*Written exercise:* Exclude pictures. Extract exactly the lines from the one that contains "Rebuild this chart" down to the one that contains "makeGradient('gradRed', redStops);", both included.

*Dataset rows:*
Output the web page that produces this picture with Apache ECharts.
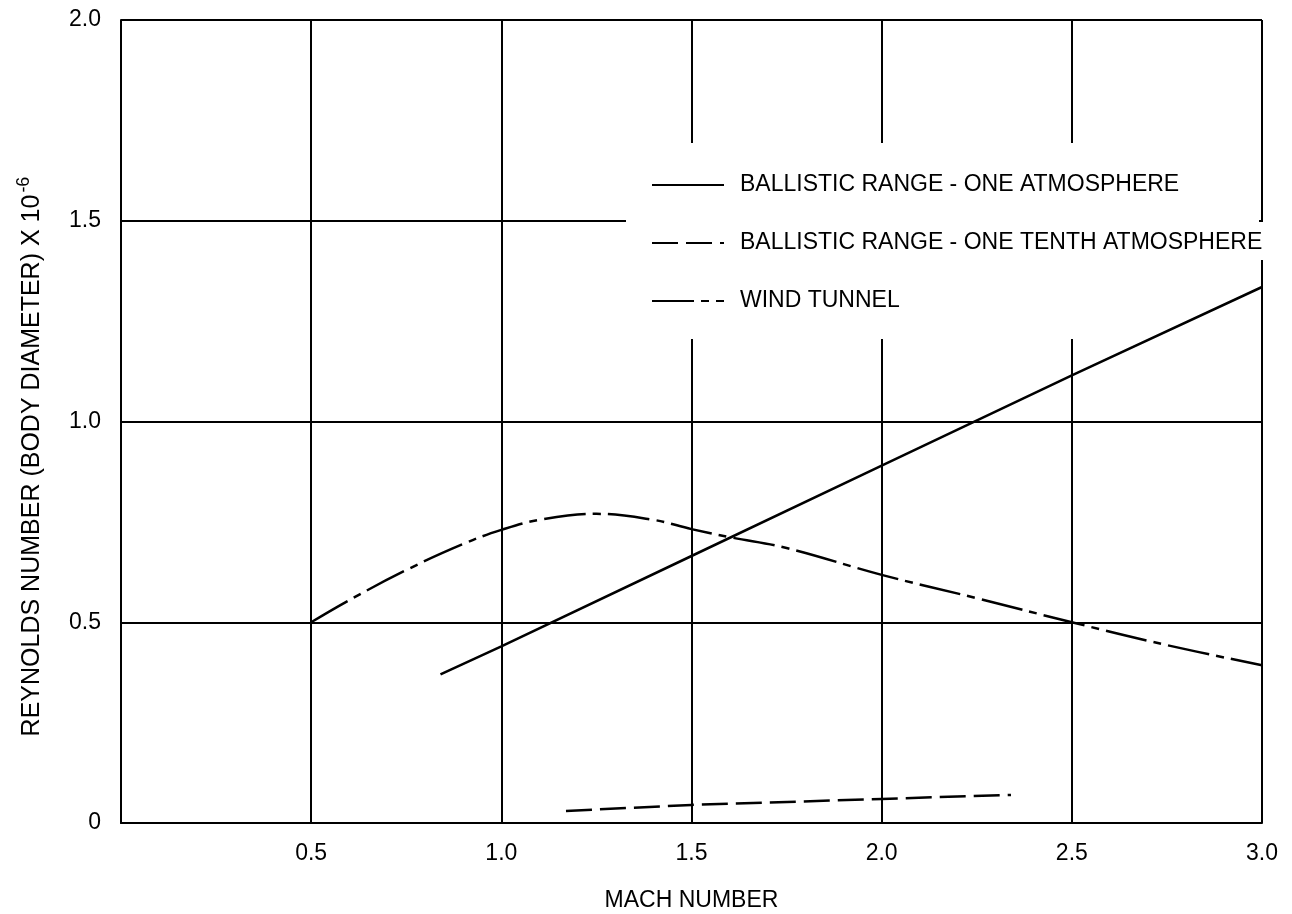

---

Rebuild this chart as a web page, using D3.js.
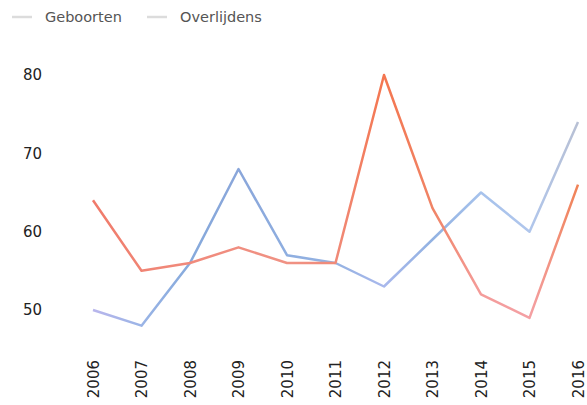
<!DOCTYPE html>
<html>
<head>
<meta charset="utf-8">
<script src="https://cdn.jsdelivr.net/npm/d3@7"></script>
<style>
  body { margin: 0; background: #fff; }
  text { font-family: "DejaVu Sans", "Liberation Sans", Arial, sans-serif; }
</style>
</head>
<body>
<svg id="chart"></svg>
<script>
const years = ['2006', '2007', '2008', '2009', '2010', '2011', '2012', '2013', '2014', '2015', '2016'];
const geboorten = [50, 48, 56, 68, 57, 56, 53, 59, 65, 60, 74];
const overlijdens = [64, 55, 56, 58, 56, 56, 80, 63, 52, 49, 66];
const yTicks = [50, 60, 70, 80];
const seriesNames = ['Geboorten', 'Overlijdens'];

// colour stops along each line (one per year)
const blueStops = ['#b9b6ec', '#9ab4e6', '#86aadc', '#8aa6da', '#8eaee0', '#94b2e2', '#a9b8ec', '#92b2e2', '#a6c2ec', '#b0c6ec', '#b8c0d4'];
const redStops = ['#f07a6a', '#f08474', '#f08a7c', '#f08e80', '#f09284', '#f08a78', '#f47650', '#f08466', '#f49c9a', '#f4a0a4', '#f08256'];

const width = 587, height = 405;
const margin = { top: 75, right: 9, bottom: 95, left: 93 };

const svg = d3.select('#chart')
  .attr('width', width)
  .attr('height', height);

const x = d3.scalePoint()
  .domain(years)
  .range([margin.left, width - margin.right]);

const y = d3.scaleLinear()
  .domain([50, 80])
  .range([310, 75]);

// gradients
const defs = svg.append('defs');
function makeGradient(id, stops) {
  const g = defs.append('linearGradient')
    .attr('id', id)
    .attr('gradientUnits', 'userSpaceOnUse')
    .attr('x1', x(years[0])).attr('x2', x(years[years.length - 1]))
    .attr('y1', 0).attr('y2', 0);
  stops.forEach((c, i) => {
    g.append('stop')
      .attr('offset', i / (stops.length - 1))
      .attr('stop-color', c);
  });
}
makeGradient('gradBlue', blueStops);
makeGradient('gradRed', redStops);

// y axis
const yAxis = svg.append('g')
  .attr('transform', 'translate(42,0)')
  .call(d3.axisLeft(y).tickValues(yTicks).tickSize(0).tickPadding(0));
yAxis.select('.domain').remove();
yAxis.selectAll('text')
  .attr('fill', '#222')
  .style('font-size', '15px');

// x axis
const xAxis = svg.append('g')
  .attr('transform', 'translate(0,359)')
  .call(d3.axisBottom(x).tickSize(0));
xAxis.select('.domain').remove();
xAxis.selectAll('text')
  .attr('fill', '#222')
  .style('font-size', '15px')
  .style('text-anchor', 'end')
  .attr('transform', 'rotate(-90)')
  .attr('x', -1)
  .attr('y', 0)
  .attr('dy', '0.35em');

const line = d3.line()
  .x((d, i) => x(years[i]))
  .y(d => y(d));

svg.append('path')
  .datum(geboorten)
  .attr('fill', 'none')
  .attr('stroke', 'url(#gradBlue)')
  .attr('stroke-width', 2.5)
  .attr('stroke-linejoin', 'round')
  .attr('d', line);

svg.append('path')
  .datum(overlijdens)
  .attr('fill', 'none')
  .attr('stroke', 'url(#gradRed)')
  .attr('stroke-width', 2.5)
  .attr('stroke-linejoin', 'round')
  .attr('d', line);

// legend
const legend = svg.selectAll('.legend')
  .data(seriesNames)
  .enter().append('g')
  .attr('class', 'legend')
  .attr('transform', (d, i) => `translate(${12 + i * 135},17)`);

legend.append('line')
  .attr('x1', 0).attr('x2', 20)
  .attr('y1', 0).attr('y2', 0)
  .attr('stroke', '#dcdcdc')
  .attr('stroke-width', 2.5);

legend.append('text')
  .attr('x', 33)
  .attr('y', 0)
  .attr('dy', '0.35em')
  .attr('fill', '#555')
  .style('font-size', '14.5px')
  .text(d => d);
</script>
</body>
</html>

*Written response:*
Rebuild this chart as a web page, using D3.js.
<!DOCTYPE html>
<html>
<head>
<meta charset="utf-8">
<script src="https://cdn.jsdelivr.net/npm/d3@7"></script>
<style>
  body { margin: 0; background: #fff; }
  text { font-family: "DejaVu Sans", "Liberation Sans", Arial, sans-serif; }
</style>
</head>
<body>
<svg id="chart"></svg>
<script>
const years = ['2006', '2007', '2008', '2009', '2010', '2011', '2012', '2013', '2014', '2015', '2016'];
const geboorten = [50, 48, 56, 68, 57, 56, 53, 59, 65, 60, 74];
const overlijdens = [64, 55, 56, 58, 56, 56, 80, 63, 52, 49, 66];
const yTicks = [50, 60, 70, 80];
const seriesNames = ['Geboorten', 'Overlijdens'];

// colour stops along each line (one per year)
const blueStops = ['#b9b6ec', '#9ab4e6', '#86aadc', '#8aa6da', '#8eaee0', '#94b2e2', '#a9b8ec', '#92b2e2', '#a6c2ec', '#b0c6ec', '#b8c0d4'];
const redStops = ['#f07a6a', '#f08474', '#f08a7c', '#f08e80', '#f09284', '#f08a78', '#f47650', '#f08466', '#f49c9a', '#f4a0a4', '#f08256'];

const width = 587, height = 405;
const margin = { top: 75, right: 9, bottom: 95, left: 93 };

const svg = d3.select('#chart')
  .attr('width', width)
  .attr('height', height);

const x = d3.scalePoint()
  .domain(years)
  .range([margin.left, width - margin.right]);

const y = d3.scaleLinear()
  .domain([50, 80])
  .range([310, 75]);

// gradients
const defs = svg.append('defs');
function makeGradient(id, stops) {
  const g = defs.append('linearGradient')
    .attr('id', id)
    .attr('gradientUnits', 'userSpaceOnUse')
    .attr('x1', x(years[0])).attr('x2', x(years[years.length - 1]))
    .attr('y1', 0).attr('y2', 0);
  stops.forEach((c, i) => {
    g.append('stop')
      .attr('offset', i / (stops.length - 1))
      .attr('stop-color', c);
  });
}
makeGradient('gradBlue', blueStops);
makeGradient('gradRed', redStops);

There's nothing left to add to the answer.